Mother of Sarah, Nora: “My daughter Sarah was born in Oak Park, Illinois. She graduated from Cleveland High School in Encino, California. In 1999, Sarah moved north and attended the University of California at Berkeley and graduated with degree in English Literature. She taught English as a second language there. She and Shane decided to live in the Middle East, to further her Arabic studies and learn more about the culture and its people; as she would say: ‘people just like us.’ She and Shane had been living in Damascus, Syria for a year. She had a teaching position at the American Language School there and was on a brief vacation when they both went to Kurdistan for a respite from the city to a place recommended by their friends as one of the most beautiful places in the world.”
“We ask the Iranian government to be just and compassionate towards our beloved children. They have been punished enough by the prolonged detention and we, as families have been punished along with them. Please make the ultimate magnanimous gesture behooving the greatness of your country and release them to their families.”
The Mother of Josh, Laura, tells the full story:
What happened? How did they end up in Iran?

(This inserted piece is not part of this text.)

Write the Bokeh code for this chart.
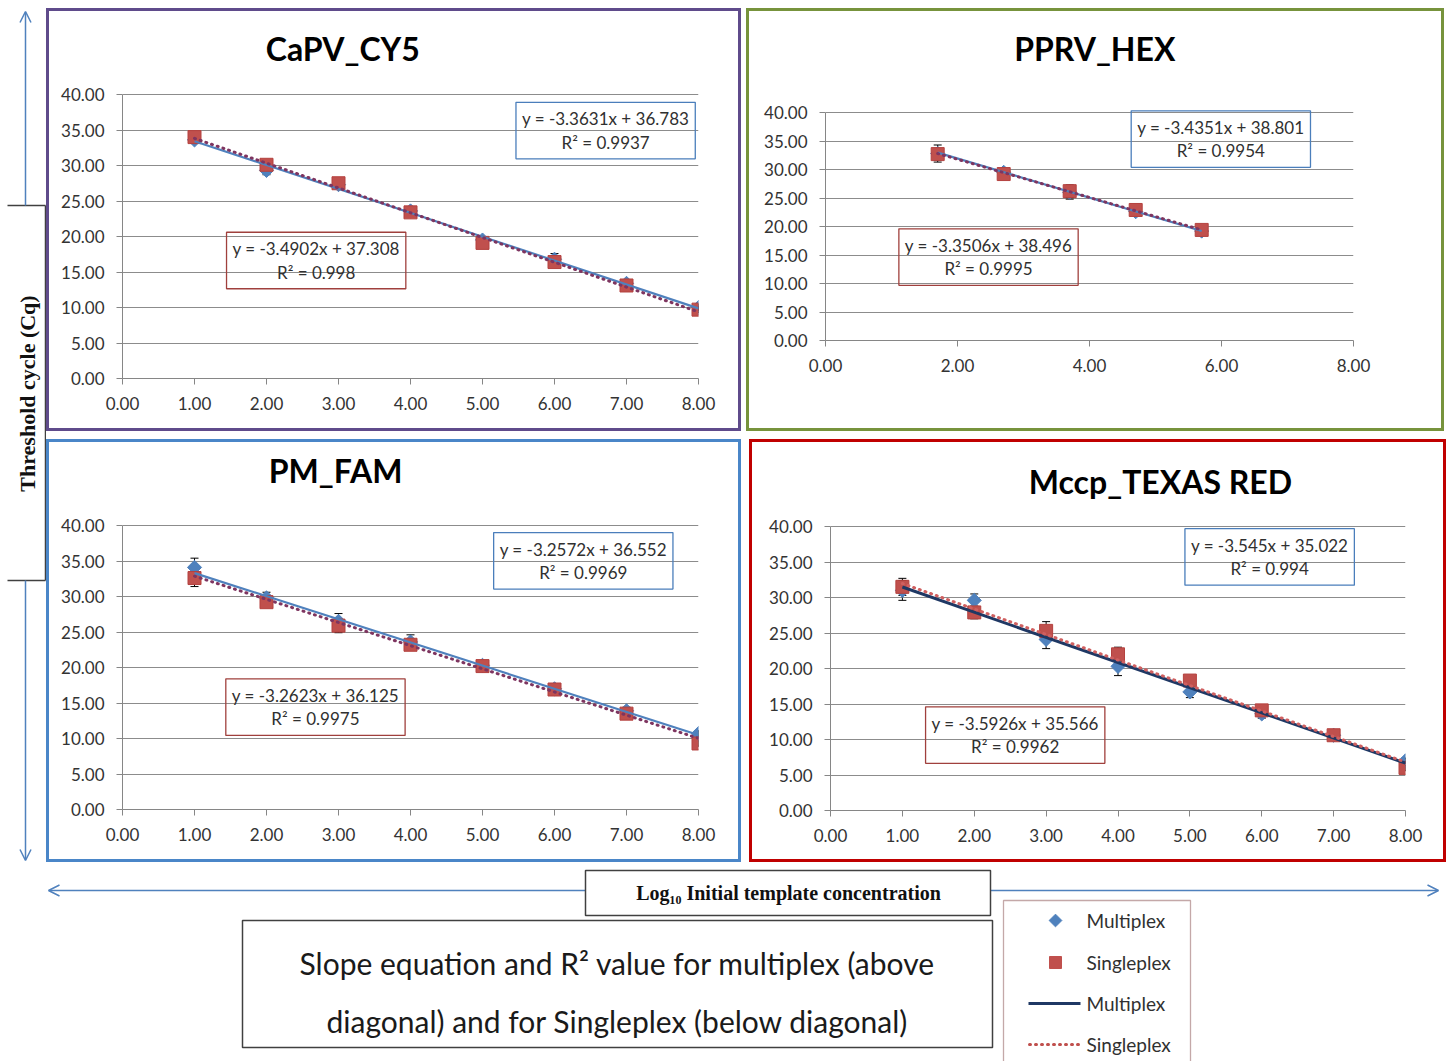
import math
from bokeh.plotting import figure
from bokeh.layouts import row, column, Spacer
from bokeh.models import (Range1d, FixedTicker, NumeralTickFormatter, ColumnDataSource,
                          Whisker, TeeHead, Label, Arrow, OpenHead, BoxAnnotation)
from bokeh.embed import file_html
from bokeh.resources import INLINE

# ---------------- data ----------------
y_ticks = [0, 5, 10, 15, 20, 25, 30, 35, 40]
x_ticks_full = [0, 1, 2, 3, 4, 5, 6, 7, 8]
x_ticks_pprv = [0, 2, 4, 6, 8]

capv_x = [1, 2, 3, 4, 5, 6, 7, 8]
capv_multiplex = [33.6, 29.3, 27.3, 23.6, 19.5, 16.8, 13.4, 10.0]
capv_multiplex_err = [0.5, 0.6, 0.5, 0.5, 0.4, 0.8, 0.5, 0.4]
capv_singleplex = [34.0, 30.1, 27.5, 23.4, 19.1, 16.4, 13.1, 9.7]
capv_singleplex_err = [0.4, 0.6, 0.7, 0.7, 0.3, 0.7, 0.5, 0.4]
capv_multiplex_fit = [-3.3631, 36.783, 0.9937]
capv_singleplex_fit = [-3.4902, 37.308, 0.998]

pprv_x = [1.7, 2.7, 3.7, 4.7, 5.7]
pprv_multiplex = [32.8, 29.5, 26.0, 22.6, 19.2]
pprv_multiplex_err = [1.5, 0.6, 1.2, 0.6, 0.5]
pprv_singleplex = [32.7, 29.2, 26.2, 22.9, 19.4]
pprv_singleplex_err = [1.0, 0.8, 1.1, 0.7, 0.5]
pprv_multiplex_fit = [-3.4351, 38.801, 0.9954]
pprv_singleplex_fit = [-3.3506, 38.496, 0.9995]

pm_x = [1, 2, 3, 4, 5, 6, 7, 8]
pm_multiplex = [34.1, 29.8, 26.5, 23.6, 20.3, 17.0, 13.9, 10.7]
pm_multiplex_err = [1.3, 0.8, 1.1, 1.0, 0.4, 0.4, 0.5, 0.4]
pm_singleplex = [32.6, 29.2, 25.9, 23.2, 20.2, 16.9, 13.5, 9.3]
pm_singleplex_err = [1.2, 0.7, 1.0, 0.8, 0.4, 0.4, 0.5, 0.4]
pm_multiplex_fit = [-3.2572, 36.552, 0.9969]
pm_singleplex_fit = [-3.2623, 36.125, 0.9975]

mccp_x = [1, 2, 3, 4, 5, 6, 7, 8]
mccp_multiplex = [31.0, 29.6, 24.1, 20.3, 16.7, 13.6, 10.6, 7.0]
mccp_multiplex_err = [1.4, 0.9, 1.3, 1.3, 0.8, 0.6, 0.4, 0.4]
mccp_singleplex = [31.5, 27.9, 25.3, 22.0, 18.3, 14.1, 10.6, 6.0]
mccp_singleplex_err = [1.2, 0.9, 1.3, 1.0, 0.5, 0.6, 0.4, 0.4]
mccp_multiplex_fit = [-3.545, 35.022, 0.994]
mccp_singleplex_fit = [-3.5926, 35.566, 0.9962]

legend_labels = ["Multiplex", "Singleplex", "Multiplex", "Singleplex"]

# ---------------- styles ----------------
FONT = "Lato"
MULTI = "#4f81bd"
SINGLE = "#c0504d"
TICK_TXT = "#333333"
AXIS_COL = "#868686"
GRID_COL = "#8c8c8c"
TOP_M = 10      # top margin of every panel (titles are drawn inside the frame)


def eq_text(fit):
    return "y = %sx + %s\nR\u00b2 = %s" % (fit[0], fit[1], fit[2])


def make_panel(title, x, ym, em, ys, es, fit_m, fit_s, xticks, cfg):
    # pixel calibration (page coordinates) -> data range above the 40 gridline
    ppu = (cfg["y0px"] - cfg["y40px"]) / 40.0
    f_top = cfg["top"] + TOP_M
    y_end = 40 + (cfg["y40px"] - f_top) / ppu
    mb = cfg["top"] + cfg["h"] - cfg["y0px"]
    p = figure(width=cfg["w"], height=cfg["h"], x_range=Range1d(0, 8),
               y_range=Range1d(0, y_end),
               output_backend="svg", toolbar_location=None,
               min_border_left=cfg["ml"], min_border_right=cfg["mr"],
               min_border_top=TOP_M, min_border_bottom=mb,
               border_fill_color=None, background_fill_color=None, outline_line_color=None,
               styles={"outline": "3px solid %s" % cfg["frame"], "outline-offset": "-3px"})
    p.xaxis.ticker = FixedTicker(ticks=xticks)
    p.yaxis.ticker = FixedTicker(ticks=y_ticks)
    p.yaxis.bounds = (0, 40)
    for ax in (p.xaxis[0], p.yaxis[0]):
        ax.formatter = NumeralTickFormatter(format="0.00")
        ax.axis_line_color = AXIS_COL
        ax.major_tick_line_color = AXIS_COL
        ax.major_tick_out = 6
        ax.major_tick_in = 0
        ax.minor_tick_out = 0
        ax.minor_tick_in = 0
        ax.major_label_text_font = FONT
        ax.major_label_text_font_size = "17px"
        ax.major_label_text_color = TICK_TXT
    p.xaxis.major_label_standoff = 12
    p.yaxis.major_label_standoff = 12
    p.xgrid.visible = False
    p.ygrid.grid_line_color = GRID_COL
    p.ygrid.grid_line_width = 1

    # error bars (under the markers)
    for yy, ee in ((ym, em), (ys, es)):
        src = ColumnDataSource(dict(x=x, upper=[a + b for a, b in zip(yy, ee)],
                                    lower=[a - b for a, b in zip(yy, ee)]))
        w = Whisker(source=src, base="x", upper="upper", lower="lower",
                    line_color="black", line_width=1, level="underlay",
                    upper_head=TeeHead(size=8, line_color="black", line_width=1),
                    lower_head=TeeHead(size=8, line_color="black", line_width=1))
        p.add_layout(w)

    # markers
    p.scatter(x, ym, marker="square", angle=math.pi / 4, size=10,
              fill_color=MULTI, line_color=MULTI)
    p.scatter(x, ys, marker="square", size=13, fill_color=SINGLE, line_color="#b4413e")

    # trend lines from the fitted equations
    xs = [min(x), max(x)]
    p.line(xs, [fit_m[0] * v + fit_m[1] for v in xs], line_color=cfg["mline"],
           line_width=cfg["mline_w"])
    p.line(xs, [fit_s[0] * v + fit_s[1] for v in xs], line_color=cfg["sline"],
           line_width=3, line_dash="1 5", line_cap="round")

    # title
    p.add_layout(Label(x=cfg["tx"], y=cfg["ty"], text=title, anchor="center",
                       text_align="center", text_baseline="middle",
                       text_font=FONT, text_font_style="bold", text_font_size="32px",
                       text_color="black"))
    # equation boxes
    for (bx, by_), fit, col in ((cfg["mbox"], fit_m, "#4a7ebb"), (cfg["sbox"], fit_s, "#a0403d")):
        p.add_layout(Label(x=bx, y=by_, text=eq_text(fit), anchor="top_center",
                           text_align="center", text_font=FONT, text_font_size="17px",
                           text_color="#303030", text_line_height=1.12,
                           border_line_color=col, border_line_width=1.3,
                           background_fill_color=None, padding=6))
    return p


p_capv = make_panel("CaPV_CY5", capv_x, capv_multiplex, capv_multiplex_err,
                    capv_singleplex, capv_singleplex_err, capv_multiplex_fit, capv_singleplex_fit,
                    x_ticks_full,
                    dict(w=695, h=423, top=8, ml=76, mr=43, y0px=378, y40px=94,
                         frame="#5f4b8b", mline=MULTI, mline_w=2.2, sline="#7e3560",
                         tx=3.06, ty=46.5, mbox=(6.71, 38.9), sbox=(2.69, 20.6)))

p_pprv = make_panel("PPRV_HEX", pprv_x, pprv_multiplex, pprv_multiplex_err,
                    pprv_singleplex, pprv_singleplex_err, pprv_multiplex_fit, pprv_singleplex_fit,
                    x_ticks_pprv,
                    dict(w=698, h=423, top=8, ml=79, mr=91, y0px=340, y40px=112,
                         frame="#77933c", mline=MULTI, mline_w=2.2, sline="#7e3560",
                         tx=4.08, ty=51.2, mbox=(5.99, 40.3), sbox=(2.47, 19.6)))

p_pm = make_panel("PM_FAM", pm_x, pm_multiplex, pm_multiplex_err,
                  pm_singleplex, pm_singleplex_err, pm_multiplex_fit, pm_singleplex_fit,
                  x_ticks_full,
                  dict(w=695, h=423, top=439, ml=76, mr=43, y0px=809, y40px=525,
                       frame="#4a86c8", mline=MULTI, mline_w=2.2, sline="#7e3560",
                       tx=2.96, ty=47.7, mbox=(6.40, 39.0), sbox=(2.68, 18.4)))

p_mccp = make_panel("Mccp_TEXAS RED", mccp_x, mccp_multiplex, mccp_multiplex_err,
                    mccp_singleplex, mccp_singleplex_err, mccp_multiplex_fit, mccp_singleplex_fit,
                    x_ticks_full,
                    dict(w=697, h=423, top=439, ml=81, mr=41, y0px=810, y40px=526,
                         frame="#c00000", mline="#1f3864", mline_w=3, sline="#d06060",
                         tx=4.59, ty=46.3, mbox=(6.11, 39.7), sbox=(2.57, 14.6)))

# ---------------- left strip: y-axis caption with arrows ----------------
ARROW = "#4f81bd"
BOXLINE = "#404040"


def ly(ry):
    return 862 - ry


L = figure(width=46, height=862, x_range=Range1d(0, 46), y_range=Range1d(0, 862),
           x_axis_type=None, y_axis_type=None, output_backend="svg", toolbar_location=None,
           min_border=0, outline_line_color=None, border_fill_color=None,
           background_fill_color=None)
L.add_layout(Arrow(x_start=25, y_start=ly(205), x_end=25, y_end=ly(11), line_color=ARROW,
                   line_width=1.5, end=OpenHead(size=11, line_color=ARROW, line_width=1.5)))
L.add_layout(Arrow(x_start=25, y_start=ly(580), x_end=25, y_end=ly(860), line_color=ARROW,
                   line_width=1.5, end=OpenHead(size=11, line_color=ARROW, line_width=1.5)))
L.segment(x0=[7, 7, 45], y0=[ly(205), ly(580), ly(205)], x1=[45, 45, 45],
          y1=[ly(205), ly(580), ly(580)], line_color=BOXLINE, line_width=1.5)
L.add_layout(Label(x=27, y=ly(393), text="Threshold cycle (Cq)", angle=math.pi / 2,
                   anchor="center", text_align="center", text_baseline="middle",
                   text_font="Liberation Serif", text_font_style="bold",
                   text_font_size="22px", text_color="#111111"))

# ---------------- bottom strip: x caption, note, legend ----------------


def by(ry):
    return 1061 - ry


B = figure(width=1446, height=199, x_range=Range1d(0, 1446), y_range=Range1d(0, 199),
           x_axis_type=None, y_axis_type=None, output_backend="svg", toolbar_location=None,
           min_border=0, outline_line_color=None, border_fill_color=None,
           background_fill_color=None)
B.add_layout(Arrow(x_start=585, y_start=by(890), x_end=48, y_end=by(890), line_color=ARROW,
                   line_width=1.5, end=OpenHead(size=11, line_color=ARROW, line_width=1.5)))
B.add_layout(Arrow(x_start=990, y_start=by(890), x_end=1438, y_end=by(890), line_color=ARROW,
                   line_width=1.5, end=OpenHead(size=11, line_color=ARROW, line_width=1.5)))
B.add_layout(BoxAnnotation(left=585, right=990, top=by(870), bottom=by(915), fill_alpha=0,
                           line_color=BOXLINE, line_alpha=1, line_width=1.5))
B.add_layout(Label(x=788, y=by(892), text="Log\u2081\u2080 Initial template concentration",
                   anchor="center", text_align="center", text_baseline="middle",
                   text_font="Liberation Serif", text_font_style="bold", text_font_size="20px",
                   text_color="#111111"))
B.add_layout(BoxAnnotation(left=242, right=992, top=by(920), bottom=by(1047), fill_alpha=0,
                           line_color=BOXLINE, line_alpha=1, line_width=1.5))
B.add_layout(Label(x=617, y=by(962), text="Slope equation and R\u00b2 value for multiplex (above",
                   anchor="center", text_align="center", text_baseline="middle",
                   text_font=FONT, text_font_size="30px", text_color="#1a1a1a"))
B.add_layout(Label(x=617, y=by(1020), text="diagonal) and for Singleplex (below diagonal)",
                   anchor="center", text_align="center", text_baseline="middle",
                   text_font=FONT, text_font_size="30px", text_color="#1a1a1a"))
# legend
B.add_layout(BoxAnnotation(left=1003, right=1190, top=by(900), bottom=by(1080), fill_alpha=0,
                           line_color="#c4a8a8", line_alpha=1, line_width=1.3))
B.scatter([1055], [by(920)], marker="square", angle=math.pi / 4, size=9,
          fill_color=MULTI, line_color=MULTI)
B.scatter([1055], [by(962)], marker="square", size=12, fill_color=SINGLE, line_color=SINGLE)
B.line([1028, 1080], [by(1003), by(1003)], line_color="#1f3864", line_width=3)
B.line([1029, 1080], [by(1044), by(1044)], line_color=SINGLE, line_width=3, line_dash="1 5",
       line_cap="round")
for lab, ry in zip(legend_labels, [920, 962, 1003, 1044]):
    B.add_layout(Label(x=1086, y=by(ry), text=lab, anchor="center_left", text_align="left",
                       text_baseline="middle", text_font=FONT, text_font_size="19px",
                       text_color="#303030"))

# ---------------- layout (each panel wrapped so rows do not align frames) ----------------
row1 = row(column(p_capv), Spacer(width=5, height=423), column(p_pprv))
row2 = row(column(p_pm), Spacer(width=8, height=423), column(p_mccp))
panels = column(Spacer(width=10, height=8), row1, Spacer(width=10, height=8), row2)
page = column(row(L, panels), B)

open("out.html", "w").write(file_html(page, INLINE))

Josh, Shane and Sarah were on a one-week vacation in Iraqi Kurdistan. They left Damascus on July 28th where Shane and Sarah were living for the past year and Sarah was teaching English. They traveled north from Damascus to enter Iraq and visited the Kurdish cities of Arbil and Sulemaniyah. They slept in Sulemaniyah on July 29th and then hired a driver on July 30th to take them to Ahmad Awa. At 1:33pm on July 31, they were arrested in the unmarked border area of Ahmad Awa in Iraqi Kurdistan.
Don’t you think it was dangerous to even go to the area? Were they not told?

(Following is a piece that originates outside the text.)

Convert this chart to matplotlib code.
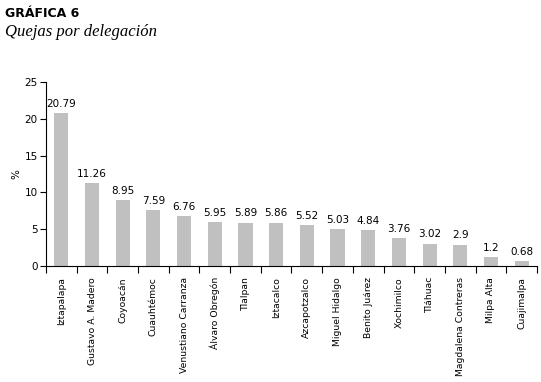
import matplotlib
matplotlib.use('Agg')
import matplotlib.pyplot as plt
import numpy as np

# Datos
delegaciones = ['Iztapalapa', 'Gustavo A. Madero', 'Coyoacán', 'Cuauhtémoc',
                'Venustiano Carranza', 'Álvaro Obregón', 'Tlalpan', 'Iztacalco',
                'Azcapotzalco', 'Miguel Hidalgo', 'Benito Juárez', 'Xochimilco',
                'Tláhuac', 'Magdalena Contreras', 'Milpa Alta', 'Cuajimalpa']
porcentajes = [20.79, 11.26, 8.95, 7.59, 6.76, 5.95, 5.89, 5.86,
               5.52, 5.03, 4.84, 3.76, 3.02, 2.9, 1.2, 0.68]
etiquetas = ['20.79', '11.26', '8.95', '7.59', '6.76', '5.95', '5.89', '5.86',
             '5.52', '5.03', '4.84', '3.76', '3.02', '2.9', '1.2', '0.68']

fig = plt.figure(figsize=(5.41, 3.82), dpi=100)
ax = fig.add_axes([0.085, 0.3037, 0.9076, 0.4816])

x = np.arange(len(delegaciones))
ax.bar(x, porcentajes, width=0.46, color='#c0c0c0')
for xi, v, t in zip(x, porcentajes, etiquetas):
    ax.text(xi, v + 0.6, t, ha='center', va='bottom', fontsize=7.5)

ax.set_xlim(-0.5, len(delegaciones) - 0.5)
ax.set_ylim(0, 25)
ax.set_yticks([0, 5, 10, 15, 20, 25])
ax.tick_params(axis='y', labelsize=7.5, length=4, width=0.8, direction='out', pad=2)

# marcas entre categorias, etiquetas centradas
ax.set_xticks(np.arange(-0.5, len(delegaciones), 1.0))
ax.set_xticklabels([])
ax.tick_params(axis='x', length=5, width=0.8, direction='out')
ax.set_xticks(x, minor=True)
ax.set_xticklabels(delegaciones, minor=True, rotation=90, fontsize=6.7)
ax.tick_params(axis='x', which='minor', length=0, pad=8)

for s in ['top', 'right']:
    ax.spines[s].set_visible(False)
for s in ['left', 'bottom']:
    ax.spines[s].set_linewidth(0.8)

ax.set_ylabel('%', fontsize=7.5, labelpad=2)

fig.text(0.009, 0.965, 'GRÁFICA 6', fontsize=9, fontweight='bold', va='center')
fig.text(0.009, 0.915, 'Quejas por delegación', fontsize=12, style='italic',
         family='Liberation Serif', va='center')

fig.savefig('out.png', dpi=100)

Shon Meckfessel, the fourth hiker who was sick the day before Josh, Shane and Sarah traveled to Ahmad Awa, stayed in Sulemaniyah on July 30th. Shane called Shon at 1:33pm on July 31 to tell him to call the US Embassy in Baghdad to alert them that Josh, Shane and Sarah were surrounded by Iranian authorities. Shon and Shane had been researching areas of Iraqi Kurdistan to hike and vacation in before the trip. Friends had told them that the mountains and waterfalls in this area are just beautiful and picturesque. They did not think it would be dangerous and in any case they had no intention of going to Iran.
What was the reason being given for their arrest?
I don’t know and I don’t understand. The Iranian government officials said because the hikers entered the Iranian border illegally. But nothing was marked and the hikers had no intention to go into Iran. They were just young people who were off from work and wanting to explore a beautiful area before going back to Damascus.
Have you been in touch with any one of them since their arrest? Do you know what their condition is at this point?
None of us have had direct contacts with them. We know that the Swiss ambassador visited them on two occasions once on September 29th and October 29th for about one hour. They had been held in solitary but moved since. I believe they are in ward 209. We were told that they seemed to be in good health. But as you can imagine no Iranian or American mother wants to hear that their child is in captivity. It is particularly disturbing that our children have had no access to their lawyer.
Have you tried to get visas to go to Iran? What is the reply from the IRI officials?
We have not heard anything if our visas have been approved. Officially, it takes a month and as you can imagine we are eager and waiting to hear back. It would be a great relief for us to see our kids after six months of no communication at all with them.
What is your plea to the Iranian government?
We are asking that Josh, Shane and Sarah be released on humanitarian grounds. We ask for mercy and kindness. We want to see our children back home. Six months detainment is punishment enough for any alleged unmarked border crossing. We know that Iranians are compassionate people and I personally have great respect for your nation.
What are you asking ordinary citizens and governments to do?
We want people to write to Josh, Shane and Sarah. We want people to hold vigils and make YouTube videos. We want the international community to come to our defense and ask the Iranian government to release our children so that they can come home to us. We want compassion from religious leaders. Josh, Shane and Sarah are just ordinary young adults who were exploring the world. They are caring individuals. This is a humanitarian issue unrelated to global politics.